Unfortunately these changes are unpleasant so I'm wondering how long I should stick it out.

Cheers, Pete


----------



## annie7 (Aug 16, 2002)

here's one article about one of the clinical studies on linzess that mentions improvement in one week:

"In placebo-controlled Phase III clinical trials of more than 2,800 adults, LINZESS was shown to significantly reduce abdominal pain in IBS-C patients and significantly increase bowel movement frequency in both IBS-C patients and CIC patients. Improvements were reported in the first week of treatment and maintained throughout the treatment period.... " '

http://news.frx.com/press-release/corporate-news/ironwood-and-forest-announce-fda-approval-linzesstm-linaclotide-treatme

but we're all so different in how our bodies react of meds so your mileage may vary. some people have said it took a couple weeks or so--even a month-- for them to notice any difference.

it also depends on how backed up you were when you first started taking linzess. many times it helps to do a clean out first before trying meds like linzess. it gives them a better chance to work. since these meds are not laxatives but work more like bowel regulators.
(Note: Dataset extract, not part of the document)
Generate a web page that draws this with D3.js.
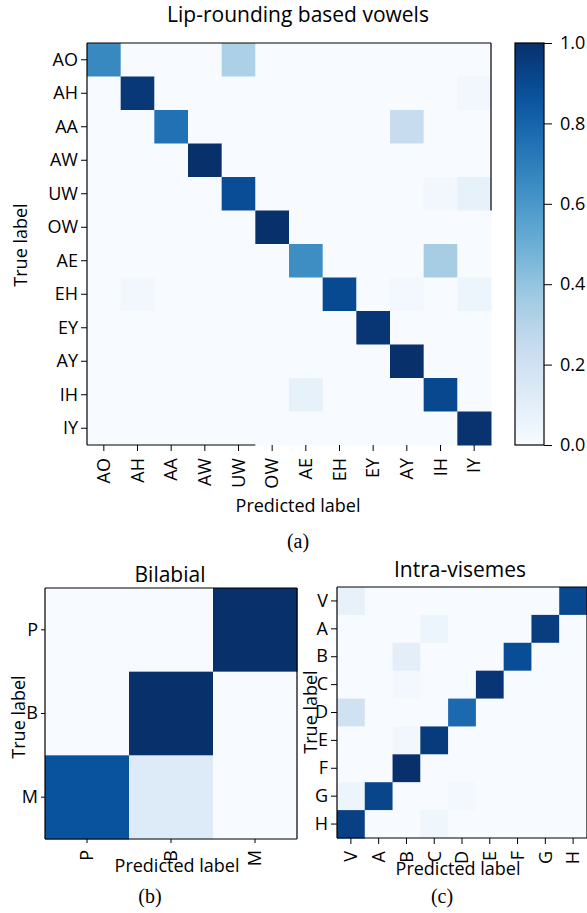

and other people have found that tweaking it often helps--like taking it with miralax. or taking it with food instead of a half hour before meals. i read that taking it with food increase the diarrhea effect and my gastro confirmed this. and i sure found that out myself--lol... when i take it a half hour before breakfast it doesn't work at all for me but WITH food gives me D for about 6 hours. not ideal but good when i need a cleanout.

good luck.


----------



## twonK (Oct 30, 2006)

Hi Annie, thanks for the quick reply! Yes I'd seen "within 1 week" but not much else in the lit. Most Linzess posts on this site talk about getting D on day 1 AFAICT. But of course you're right, YMMV. Also thrown into the mix is my meds regimen (upwards of 5 anti depressants) and who-knows what Linzess will do.

Whilst it's great to have a spontaneous BM again (can't remember the last one), I won't be able to take this constant horrible bloating sensation for much longer. I hope it abates. I was pretty cleaned-out when I started taking it since I generally do an enema every day (else I don't go). Miralax is out of the question since it results in horrible sludgy gut sensations for me. I think my visceral hypersensitivity is a bit less tolerant than others. For example MoM will put me in bed for 3 days with the pain.

I might try taking Linzess just before bed to see if that helps. Thanks again.


----------



## annie7 (Aug 16, 2002)

yes i get horrible and painful bloating with it too--no matter how i take it . not fun.

and oh yes miralax does the same thing for me that it does for you...also not fun...

good luck with linzess before bed. yes some people have said it helps when taken that way and maybe then the bloating won't bother you as much if you can sleep through it all....good luck..hope it works.


----------



## twonK (Oct 30, 2006)

that's a shame it doesn't work for you. We're a sensitive bunch (literally) aren't we.


----------



## annie7 (Aug 16, 2002)

oh yes we sure are. we need a magic wand and/or a magic bullet....

...........there are those magic bullet suppositories.....but not something I care to use everyday--lol---they really hurt. more like a magic (?) arrow not a bullet...


----------